2. Petitioners' complaint asserted a single claim with respect to each of the six monuments at issue: that the President acted ultra vires and unconstitutionally because the Property Clause vests in Congress the sole authority to make rules and regulations respecting federal property. See Pet. App. 51-54. As the court of appeals correctly explained, that claim fails because the President, in designating the national monuments at issue here, exercised power conferred by Congress in the Antiquities Act. Id. at 9-10. The Act authorizes the President to identify "historic landmarks, historic and prehistoric structures, and other objects of historic or scientific interest" located upon federal land, and it directs that the designated area "be confined to the smallest area compatible with the proper care and management of the objects to be protected." 16 U.S.C. 431. The Act thus "includes intelligible principles to guide the President's actions." Pet. App. 10; see Whitman v. American Trucking Ass'ns, 531 U.S. 457, 474 (2001).

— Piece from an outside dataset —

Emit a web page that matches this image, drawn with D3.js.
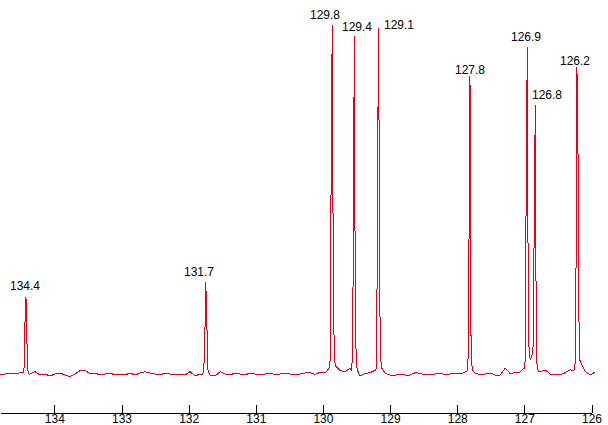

3. Petitioners contended on appeal that the President's authority under the Antiquities Act is limited to the protection of man-made objects, and that the six monuments at issue here were invalidly designated because they were created at least in part to protect natural objects. See Pet. App. 10; Pet. C.A. Br. 31-41. The court of appeals correctly rejected that contention, observing that this Court has repeatedly "interpret[ed] the Act to authorize the President to designate the Grand Canyon and similar sites as national monuments." Pet. App. 10. In upholding President Theodore Roosevelt's creation under the Antiquities Act of the 800,000 acre Grand Canyon National Monument in Arizona, this Court explained:

The Act under which the President proceeded empowered him to establish reserves embracing "objects of historic or scientific interest." The Grand Canyon, as stated in his proclamation, "is an object of unusual scientific interest." It is the greatest eroded canyon in the United States, if not in the world, is over a mile in depth, has attracted wide attention among explorers and scientists, affords an unexampled field for geologic study, is regarded as one of the great natural wonders, and annually draws to its borders thousands of visitors.

Cameron, 252 U.S. at 455-456; accord Cappaert v. United States, 426 U.S. 128, 141-142 (1976); United States v. California, 436 U.S. 32, 34 (1978).

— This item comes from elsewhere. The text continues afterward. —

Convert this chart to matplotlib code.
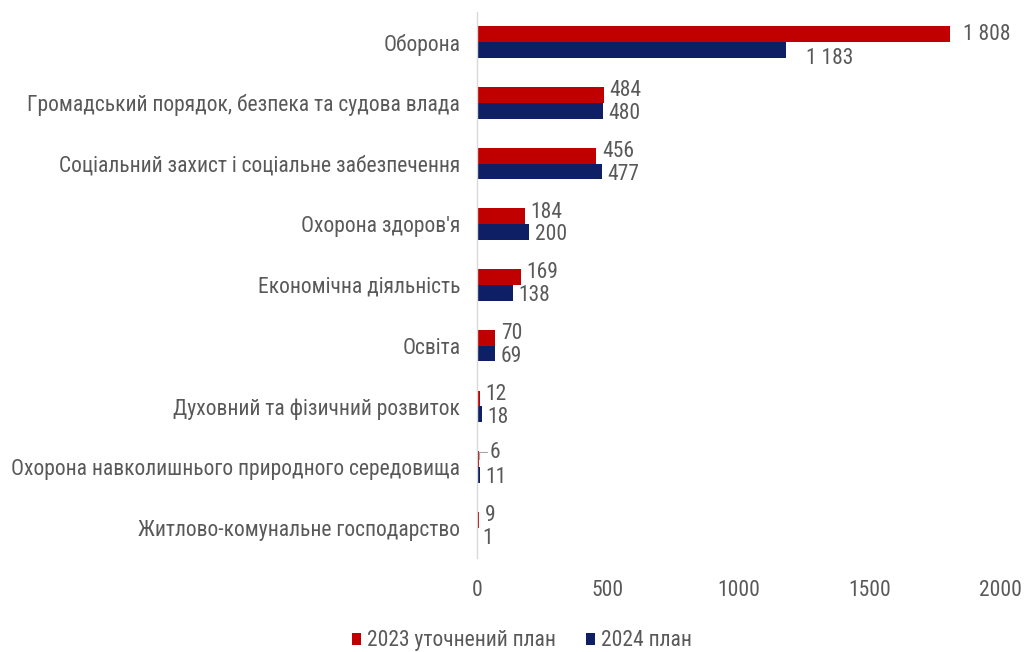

4. Thus, the court of appeals considered and squarely rejected petitioners' contentions that (a) the presidential proclamations at issue here were barred by the Property Clause, and (b) the Antiquities Act authorizes protection only of man-made objects. The only claim that the court declined to adjudicate on the merits was petitioners' contention (see Pet. C.A. Br. 12-31) that the President had abused the discretion conferred upon him by the Antiquities Act when he determined that the designated national monuments satisfied the statutory criteria. The court of appeals held that it need not "decide the ultimate question of the availability or scope of review for exceeding statutory authority" under the Antiquities Act because petitioners had not adequately pleaded such a claim in their complaint. Pet. App. 11.

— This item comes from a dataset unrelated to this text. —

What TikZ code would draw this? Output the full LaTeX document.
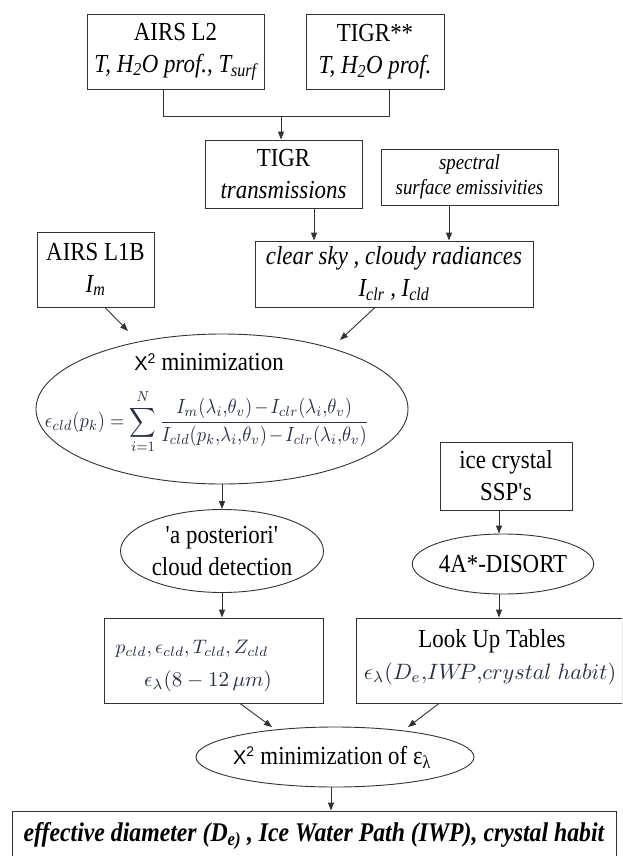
\documentclass[tikz,border=0pt]{standalone}
\usepackage{fontspec}
\setmainfont{Liberation Serif}[FakeStretch=0.88]
\newfontfamily\arialf{Liberation Sans}
\usetikzlibrary{shapes.geometric,arrows.meta}
\definecolor{linec}{RGB}{50,50,50}
\definecolor{mathc}{RGB}{40,48,72}
\newcommand{\chisq}{{\arialf\fontsize{20}{24}\selectfont X\textsuperscript{2}}}
\newcommand{\mainsz}{\fontsize{26}{32}\selectfont}
\newcommand{\mth}[2]{\scalebox{#1}{\fontsize{10}{12}\selectfont$#2$}}
\begin{document}
\begin{tikzpicture}[x=1pt,y=-1pt,
  box/.style={draw=linec, line width=0.9pt, inner sep=0pt, align=center, font=\mainsz},
  ell/.style={draw=linec, line width=0.9pt, ellipse, inner sep=0pt, align=center, font=\mainsz},
  txt/.style={inner sep=0pt, align=center, font=\mainsz},
  ln/.style={draw=linec, line width=0.9pt},
  arr/.style={draw=linec, line width=0.9pt, -{Triangle[length=8pt,width=6pt]}}]
\useasboundingbox (0,0) rectangle (622,856);
\clip (0,0) rectangle (622,856);

% top boxes
\node[box, minimum width=177pt, minimum height=75pt] (airsl2) at (175.5,51.5)
  {AIRS L2\\ \textit{T, H\textsubscript{2}O prof., T\textsubscript{surf}}};
\node[box, minimum width=138pt, minimum height=75pt] (tigr2) at (375,51.5)
  {TIGR**\\ \textit{T, H\textsubscript{2}O prof.}};
\node[box, minimum width=157pt, minimum height=68pt] (tigr) at (283.5,174)
  {TIGR\\ \textit{transmissions}};
\node[box, font=\fontsize{21.5}{25}\selectfont, minimum width=177pt, minimum height=56pt] (spec) at (469.5,177)
  {\textit{spectral}\\ \textit{surface emissivities}};
\node[box, minimum width=278pt, minimum height=66pt] (clear) at (394,274)
  {\textit{clear sky , cloudy radiances}\\ \textit{I\textsubscript{clr} , I\textsubscript{cld}}};
\node[box, minimum width=117pt, minimum height=75pt] (l1b) at (95.5,269.5)
  {AIRS L1B\\ \textit{I\textsubscript{m}}};

% join connector
\coordinate (jl) at (163,116);
\coordinate (jr) at (389,116);
\coordinate (jm) at (281,116);
\draw[ln] (airsl2.south -| jl) -- (jl) -- (jr) -- (tigr2.south -| jr);
\draw[arr] (jm) -- (tigr.north -| jm);

\coordinate (ta) at (314,0);
\coordinate (tb) at (449,0);
\draw[arr] (tigr.south -| ta) -- (clear.north -| ta);
\draw[arr] (spec.south -| tb) -- (clear.north -| tb);

% first minimization
\node[ell, minimum width=372pt, minimum height=150pt] (chi1) at (222,409) {};
\node[txt] (chi1a) at (209,362) {\chisq\ minimization};
\node[txt] (chi1b) at (207,422) {\color{mathc}\resizebox*{324pt}{64pt}{\fontsize{10}{12}\selectfont$\displaystyle
  \epsilon_{cld}(p_k)=\sum_{i=1}^{N}\frac{I_m(\lambda_i{,}\theta_v)\mkern-2mu-\mkern-2mu I_{clr}(\lambda_i{,}\theta_v)}{I_{cld}(p_k{,}\lambda_i{,}\theta_v)\mkern-2mu-\mkern-2mu I_{clr}(\lambda_i{,}\theta_v)}$}};

\coordinate (s1) at (105,0);
\coordinate (e1) at (128,331);
\draw[arr] (l1b.south -| s1) -- (e1);
\coordinate (s2) at (375,0);
\coordinate (e2) at (340,340);
\draw[arr] (clear.south -| s2) -- (e2);

% cloud detection
\node[ell, minimum width=203pt, minimum height=83pt] (cloud) at (222,551)
  {\textquotesingle a posteriori\textquotesingle\\ cloud detection};
\draw[arr] (chi1.south) -- (cloud.north);

\node[box, minimum width=219pt, minimum height=85pt] (pcld) at (213.5,660.5) {};
\node[txt, text=mathc] (pcld1) at (192,649) {\mth{1.95}{p_{cld},\epsilon_{cld},T_{cld},Z_{cld}}};
\node[txt, text=mathc] (pcld2) at (208,681) {\mth{2.1}{\epsilon_\lambda(8-12\,\mu m)}};
\draw[arr] (cloud.south) -- (pcld.north -| cloud.south);

% right branch
\node[box, minimum width=132pt, minimum height=68pt] (ice) at (506,476)
  {ice crystal\\ SSP\textquotesingle s};
\node[ell, minimum width=160pt, minimum height=60pt] (disort) at (503,564) {4A*-DISORT};
\node[box, minimum width=266pt, minimum height=85pt] (lut) at (489,660.5) {};
\node[txt] (lut1) at (492,641) {Look Up Tables};
\node[txt, text=mathc] (lut2) at (490,674) {\mth{2.22}{\epsilon_\lambda(D_e{,}IW\!P{,}crystal\;habit)}};
\coordinate (ti) at (499,0);
\draw[arr] (ice.south -| ti) -- (disort.north -| ti);
\draw[arr] (disort.south -| ti) -- (lut.north -| ti);

% second minimization
\node[ell, minimum width=278pt, minimum height=60pt] (chi2) at (335,757) {};
\node[txt] (chi2t) at (332,757) {\chisq\ minimization of ε\textsubscript{λ}};
\coordinate (s3) at (240,0);
\coordinate (e3) at (272,727);
\draw[arr] (pcld.south -| s3) -- (e3);
\coordinate (s4) at (439,0);
\coordinate (e4) at (408,727);
\draw[arr] (lut.south -| s4) -- (e4);

% final result
\node[box, minimum width=604pt, minimum height=50pt] (final) at (314,836)
  {\fontsize{27}{30}\selectfont\bfseries\itshape effective diameter (D\textsubscript{e)} , Ice Water Path (IWP), crystal habit};
\coordinate (tf) at (331,0);
\draw[arr] (chi2.south -| tf) -- (final.north -| tf);
\end{tikzpicture}
\end{document}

That holding is correct. As this Court has recognized, "an ultra vires claim rests on 'the officer's lack of delegated power. A claim of error in the exercise of that power is therefore not sufficient.'" Pennhurst State Sch. & Hosp. v. Halderman, 465 U.S. 89, 101 n.11 (1984) (quoting Larson v. Domestic & Foreign Commerce Corp., 337 U.S. 682, 690 (1949)). In alleging that President Clinton had "acted unconstitutionally and ultra vires" because the Property Clause vests Congress with power over federal lands, see Pet. App. 51-54, petitioners did not place the federal government on notice that they were disputing the President's judgment that the challenged monuments satisfied the relevant statutory criteria.

Even if petitioners had timely pleaded a claim that the President abused his discretion in applying the Antiquities Act standards to the designations at issue here, petitioners would not be entitled to judicial review of that contention. Even as a general matter, waivers of sovereign immunity must be express, United States v. Mitchell, 445 U.S. 535, 538 (1980), and there is no waiver of sovereign immunity for such a claim. But in addition, "[o]ut of respect for the separation of powers and the unique constitutional position of the President," this Court "would require an express statement by Congress before assuming it intended the President's performance of his statutory duties to be reviewed for abuse of discretion." Franklin, 505 U.S. at 800-801; accord Dalton v. Specter, 511 U.S. 462, 474 (1994) ("[W]here a claim concerns not a want of Presidential power, but a mere excess or abuse of discretion in exerting a power given, it is clear that it involves considerations which are beyond the reach of judicial power.") (brackets and internal quotation marks omitted); United States v. George S. Bush & Co., 310 U.S. 371, 380 (1940) (application by the President of a statutory standard to a particular set of facts "is no more subject to judicial review under this statutory scheme than if Congress itself had exercised that judgment").* Neither the Antiquities Act nor any other federal statute authorizes abuse-of-discretion review of the President's designation of national monuments under the Act. Petitioners' abuse-of-discretion claim therefore would not be justiciable even if it had been pleaded in a timely and adequate manner.

CONCLUSION

The petition for a writ of certiorari should be denied.

Respectfully submitted.

THEODORE B. OLSON
Solicitor General
THOMAS L. SANSONETTI
Assistant Attorney General
ELLEN DURKEE
SUSAN PACHOLSKI
Attorneys

JULY 2003

* Petitioners' reliance (Pet. 14-16) on such cases as Leedom v. Kyne, 358 U.S. 184 (1958), and Bowen v. Michigan Academy of Family Physicians, 476 U.S. 667 (1986), is therefore misplaced. Those cases do not involve abuse-of-discretion challenges to decisions entrusted by statute to the President. As Franklin and Dalton confirm, the presumption with respect to such claims is against judicial review, not in favor of it.